─── Source data

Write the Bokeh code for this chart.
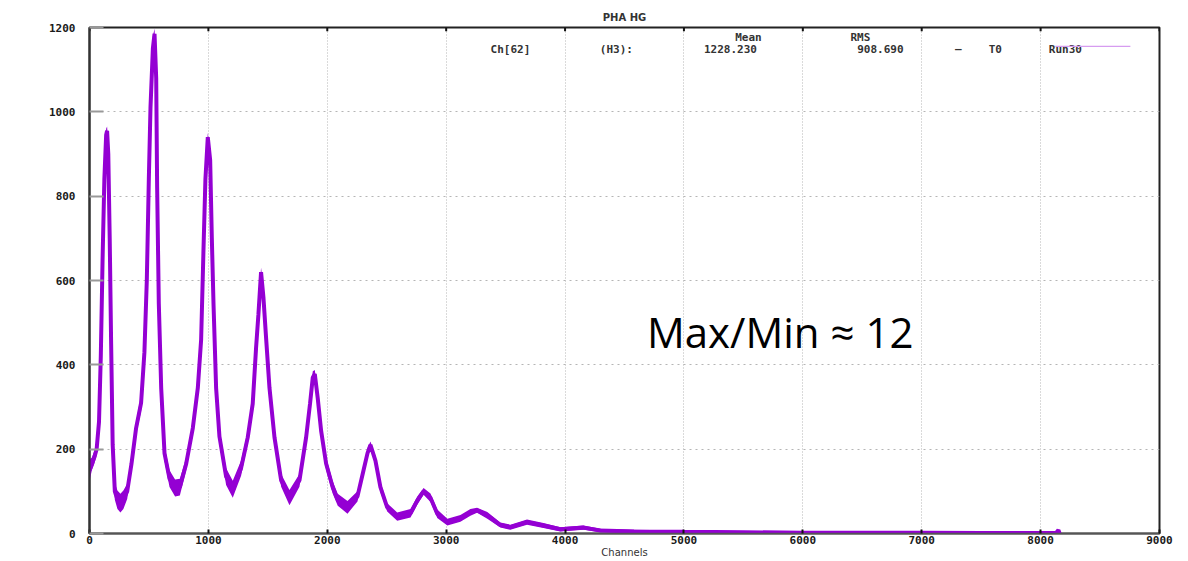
from bokeh.plotting import figure
from bokeh.embed import file_html
from bokeh.resources import INLINE
from bokeh.models import Range1d, Label, FixedTicker, BoxAnnotation

# ---- data ----
channels = [0, 20, 40, 60, 80, 95, 110, 125, 140, 148, 158, 170, 182, 195, 213, 235, 260, 285, 317, 353,
            392, 434, 462, 482, 499, 513, 533, 547, 561, 569, 583, 603, 631, 673, 720, 760, 813, 869, 911, 939,
            958, 975, 995, 1015, 1029, 1043, 1065, 1093, 1149, 1205, 1275, 1331, 1373, 1401, 1421, 1443, 1463, 1485, 1514, 1556,
            1612, 1682, 1766, 1822, 1855, 1878, 1895, 1920, 1948, 1990, 2046, 2088, 2170, 2254, 2305, 2338, 2363, 2405, 2447, 2504,
            2588, 2700, 2757, 2810, 2868, 2925, 3010, 3120, 3204, 3260, 3346, 3456, 3540, 3680, 3818, 3961, 4156, 4297, 4580, 5000,
            5500, 6000, 6500, 7000, 7500, 8000, 8130, 8150, 8160]
counts = [150, 165, 180, 200, 265, 420, 650, 840, 945, 955, 900, 700, 450, 210, 100, 80, 72, 80, 100, 165,
          250, 310, 430, 600, 840, 1010, 1150, 1185, 1080, 820, 545, 345, 190, 130, 108, 110, 165, 250, 345, 460,
          665, 840, 940, 885, 700, 545, 345, 230, 135, 105, 155, 228, 308, 440, 520, 620, 560, 465, 345, 228,
          126, 85, 126, 228, 308, 370, 378, 320, 244, 166, 109, 80, 62, 88, 150, 190, 210, 173, 110, 62,
          40, 48, 78, 100, 85, 47, 27, 36, 50, 55, 43, 20, 15, 27, 19, 10, 14, 7, 5, 4,
          3, 2, 2, 2, 1, 1, 1, 8, 0]
spread = [25, 15, 15, 15, 20, 25, 30, 30, 15, 10, 25, 30, 30, 25, 20, 22, 22, 22, 18, 15,
          15, 20, 25, 30, 30, 30, 30, 12, 30, 30, 30, 20, 18, 20, 20, 20, 15, 15, 20, 25,
          30, 25, 10, 25, 30, 25, 20, 18, 20, 20, 18, 15, 20, 25, 25, 10, 25, 25, 20, 15,
          15, 18, 15, 15, 15, 15, 10, 15, 15, 15, 15, 14, 15, 12, 12, 12, 8, 12, 12, 10,
          10, 10, 10, 8, 10, 10, 8, 8, 8, 6, 8, 6, 6, 6, 6, 5, 5, 4, 4, 3,
          3, 2, 2, 2, 2, 2, 2, 0, 0]
x_ticks = [0, 1000, 2000, 3000, 4000, 5000, 6000, 7000, 8000, 9000]
y_ticks = [0, 200, 400, 600, 800, 1000, 1200]

title_text = "PHA HG"
x_label = "Channels"
note_text = "Max/Min \u2248 12"
legend_head = ["Mean", "RMS"]
legend_parts = ["Ch[62]", "(H3):", "1228.230", "908.690", "\u2014", "T0", "Run30"]

VIOLET = "#9400d3"
MONO = "DejaVu Sans Mono"

p = figure(width=1188, height=561, x_range=Range1d(0, 9000), y_range=Range1d(0, 1200),
           output_backend="svg", toolbar_location=None, title=title_text,
           min_border_left=89, min_border_right=29, min_border_top=27, min_border_bottom=28)
p.background_fill_color = "white"
p.border_fill_color = "white"
p.outline_line_color = "#222222"
p.outline_line_width = 2

p.title.align = "center"
p.title.text_font = "DejaVu Sans"
p.title.text_font_size = "10px"
p.title.text_font_style = "bold"
p.title.text_color = "#333333"
p.title.standoff = 9

lo = [max(c - s, 0) for c, s in zip(counts, spread)]
hi = [min(c + s, 1200) for c, s in zip(counts, spread)]
p.varea(x=channels, y1=lo, y2=hi, fill_color=VIOLET, fill_alpha=1.0)
p.line(channels, counts, line_color=VIOLET, line_width=4)

# axes
p.xaxis.ticker = FixedTicker(ticks=x_ticks)
p.yaxis.ticker = FixedTicker(ticks=y_ticks)
for ax in (p.xaxis[0], p.yaxis[0]):
    ax.major_label_text_font = MONO
    ax.major_label_text_font_style = "bold"
    ax.major_label_text_font_size = "11px"
    ax.major_label_text_color = "#1a1a1a"
    ax.minor_tick_line_color = None
    ax.major_tick_out = 0
p.yaxis.major_tick_in = 14
p.yaxis.major_tick_line_color = "#999999"
p.yaxis.major_tick_line_width = 2
p.yaxis.axis_line_color = "#333333"
p.yaxis.axis_line_width = 2
p.yaxis.major_label_standoff = 14
p.xaxis.major_tick_in = 4
p.xaxis.major_tick_line_color = "#111111"
p.xaxis.major_tick_line_width = 2
p.xaxis.axis_line_color = "#555555"
p.xaxis.axis_line_width = 1.5
p.xaxis.major_label_standoff = 2
p.xaxis.axis_label = x_label
p.xaxis.axis_label_standoff = 0
p.xaxis.axis_label_text_font = "DejaVu Sans"
p.xaxis.axis_label_text_font_size = "10px"
p.xaxis.axis_label_text_font_style = "normal"
p.xaxis.axis_label_text_color = "#333333"

# mirrored ticks on the top border, taken from the tick list
p.segment(x0=x_ticks, y0=[1200] * len(x_ticks), x1=x_ticks, y1=[1191] * len(x_ticks),
          line_color="#111111", line_width=2)

p.xgrid.grid_line_color = "#b5b5b5"
p.xgrid.grid_line_dash = "1 2"
p.ygrid.grid_line_color = "#b5b5b5"
p.ygrid.grid_line_dash = "2 4"

# legend texts
for txt, xc in zip(legend_head, [5542, 6484]):
    p.add_layout(Label(x=xc, y=1176, text=txt, text_align="center", text_baseline="middle",
                       text_font=MONO, text_font_size="11px", text_font_style="bold",
                       text_color="#333333"))
for txt, xc in zip(legend_parts, [3541, 4432, 5391, 6652, 7308, 7619, 8208]):
    p.add_layout(Label(x=xc, y=1148, text=txt, text_align="center", text_baseline="middle",
                       text_font=MONO, text_font_size="11px", text_font_style="bold",
                       text_color="#333333"))
p.add_layout(Label(x=5810, y=479, text=note_text, text_align="center", text_baseline="middle",
                   text_font="Open Sans", text_font_size="42px", text_color="#000000"))

# legend line sample
p.add_layout(BoxAnnotation(left=8124, right=8755, bottom=1154, top=1157,
                           fill_color="#d69cf0", fill_alpha=1.0, line_color=None))

open("out.html", "w", encoding="utf-8").write(file_html(p, INLINE))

──────

## Task details
Quote all the lines above exactly as given. Do not include the pictures.

## Worked answer
Write the Bokeh code for this chart.
from bokeh.plotting import figure
from bokeh.embed import file_html
from bokeh.resources import INLINE
from bokeh.models import Range1d, Label, FixedTicker, BoxAnnotation

# ---- data ----
channels = [0, 20, 40, 60, 80, 95, 110, 125, 140, 148, 158, 170, 182, 195, 213, 235, 260, 285, 317, 353,
            392, 434, 462, 482, 499, 513, 533, 547, 561, 569, 583, 603, 631, 673, 720, 760, 813, 869, 911, 939,
            958, 975, 995, 1015, 1029, 1043, 1065, 1093, 1149, 1205, 1275, 1331, 1373, 1401, 1421, 1443, 1463, 1485, 1514, 1556,
            1612, 1682, 1766, 1822, 1855, 1878, 1895, 1920, 1948, 1990, 2046, 2088, 2170, 2254, 2305, 2338, 2363, 2405, 2447, 2504,
            2588, 2700, 2757, 2810, 2868, 2925, 3010, 3120, 3204, 3260, 3346, 3456, 3540, 3680, 3818, 3961, 4156, 4297, 4580, 5000,
            5500, 6000, 6500, 7000, 7500, 8000, 8130, 8150, 8160]
counts = [150, 165, 180, 200, 265, 420, 650, 840, 945, 955, 900, 700, 450, 210, 100, 80, 72, 80, 100, 165,
          250, 310, 430, 600, 840, 1010, 1150, 1185, 1080, 820, 545, 345, 190, 130, 108, 110, 165, 250, 345, 460,
          665, 840, 940, 885, 700, 545, 345, 230, 135, 105, 155, 228, 308, 440, 520, 620, 560, 465, 345, 228,
          126, 85, 126, 228, 308, 370, 378, 320, 244, 166, 109, 80, 62, 88, 150, 190, 210, 173, 110, 62,
          40, 48, 78, 100, 85, 47, 27, 36, 50, 55, 43, 20, 15, 27, 19, 10, 14, 7, 5, 4,
          3, 2, 2, 2, 1, 1, 1, 8, 0]
spread = [25, 15, 15, 15, 20, 25, 30, 30, 15, 10, 25, 30, 30, 25, 20, 22, 22, 22, 18, 15,
          15, 20, 25, 30, 30, 30, 30, 12, 30, 30, 30, 20, 18, 20, 20, 20, 15, 15, 20, 25,
          30, 25, 10, 25, 30, 25, 20, 18, 20, 20, 18, 15, 20, 25, 25, 10, 25, 25, 20, 15,
          15, 18, 15, 15, 15, 15, 10, 15, 15, 15, 15, 14, 15, 12, 12, 12, 8, 12, 12, 10,
          10, 10, 10, 8, 10, 10, 8, 8, 8, 6, 8, 6, 6, 6, 6, 5, 5, 4, 4, 3,
          3, 2, 2, 2, 2, 2, 2, 0, 0]
x_ticks = [0, 1000, 2000, 3000, 4000, 5000, 6000, 7000, 8000, 9000]
y_ticks = [0, 200, 400, 600, 800, 1000, 1200]

title_text = "PHA HG"
x_label = "Channels"
note_text = "Max/Min \u2248 12"
legend_head = ["Mean", "RMS"]
legend_parts = ["Ch[62]", "(H3):", "1228.230", "908.690", "\u2014", "T0", "Run30"]

VIOLET = "#9400d3"
MONO = "DejaVu Sans Mono"

p = figure(width=1188, height=561, x_range=Range1d(0, 9000), y_range=Range1d(0, 1200),
           output_backend="svg", toolbar_location=None, title=title_text,
           min_border_left=89, min_border_right=29, min_border_top=27, min_border_bottom=28)
p.background_fill_color = "white"
p.border_fill_color = "white"
p.outline_line_color = "#222222"
p.outline_line_width = 2

p.title.align = "center"
p.title.text_font = "DejaVu Sans"
p.title.text_font_size = "10px"
p.title.text_font_style = "bold"
p.title.text_color = "#333333"
p.title.standoff = 9

lo = [max(c - s, 0) for c, s in zip(counts, spread)]
hi = [min(c + s, 1200) for c, s in zip(counts, spread)]
p.varea(x=channels, y1=lo, y2=hi, fill_color=VIOLET, fill_alpha=1.0)
p.line(channels, counts, line_color=VIOLET, line_width=4)

# axes
p.xaxis.ticker = FixedTicker(ticks=x_ticks)
p.yaxis.ticker = FixedTicker(ticks=y_ticks)
for ax in (p.xaxis[0], p.yaxis[0]):
    ax.major_label_text_font = MONO
    ax.major_label_text_font_style = "bold"
    ax.major_label_text_font_size = "11px"
    ax.major_label_text_color = "#1a1a1a"
    ax.minor_tick_line_color = None
    ax.major_tick_out = 0
p.yaxis.major_tick_in = 14
p.yaxis.major_tick_line_color = "#999999"
p.yaxis.major_tick_line_width = 2
p.yaxis.axis_line_color = "#333333"
p.yaxis.axis_line_width = 2
p.yaxis.major_label_standoff = 14
p.xaxis.major_tick_in = 4
p.xaxis.major_tick_line_color = "#111111"
p.xaxis.major_tick_line_width = 2
p.xaxis.axis_line_color = "#555555"
p.xaxis.axis_line_width = 1.5
p.xaxis.major_label_standoff = 2
p.xaxis.axis_label = x_label
p.xaxis.axis_label_standoff = 0
p.xaxis.axis_label_text_font = "DejaVu Sans"
p.xaxis.axis_label_text_font_size = "10px"
p.xaxis.axis_label_text_font_style = "normal"
p.xaxis.axis_label_text_color = "#333333"

# mirrored ticks on the top border, taken from the tick list
p.segment(x0=x_ticks, y0=[1200] * len(x_ticks), x1=x_ticks, y1=[1191] * len(x_ticks),
          line_color="#111111", line_width=2)

p.xgrid.grid_line_color = "#b5b5b5"
p.xgrid.grid_line_dash = "1 2"
p.ygrid.grid_line_color = "#b5b5b5"
p.ygrid.grid_line_dash = "2 4"

# legend texts
for txt, xc in zip(legend_head, [5542, 6484]):
    p.add_layout(Label(x=xc, y=1176, text=txt, text_align="center", text_baseline="middle",
                       text_font=MONO, text_font_size="11px", text_font_style="bold",
                       text_color="#333333"))
for txt, xc in zip(legend_parts, [3541, 4432, 5391, 6652, 7308, 7619, 8208]):
    p.add_layout(Label(x=xc, y=1148, text=txt, text_align="center", text_baseline="middle",
                       text_font=MONO, text_font_size="11px", text_font_style="bold",
                       text_color="#333333"))
p.add_layout(Label(x=5810, y=479, text=note_text, text_align="center", text_baseline="middle",
                   text_font="Open Sans", text_font_size="42px", text_color="#000000"))

# legend line sample
p.add_layout(BoxAnnotation(left=8124, right=8755, bottom=1154, top=1157,
                           fill_color="#d69cf0", fill_alpha=1.0, line_color=None))

open("out.html", "w", encoding="utf-8").write(file_html(p, INLINE))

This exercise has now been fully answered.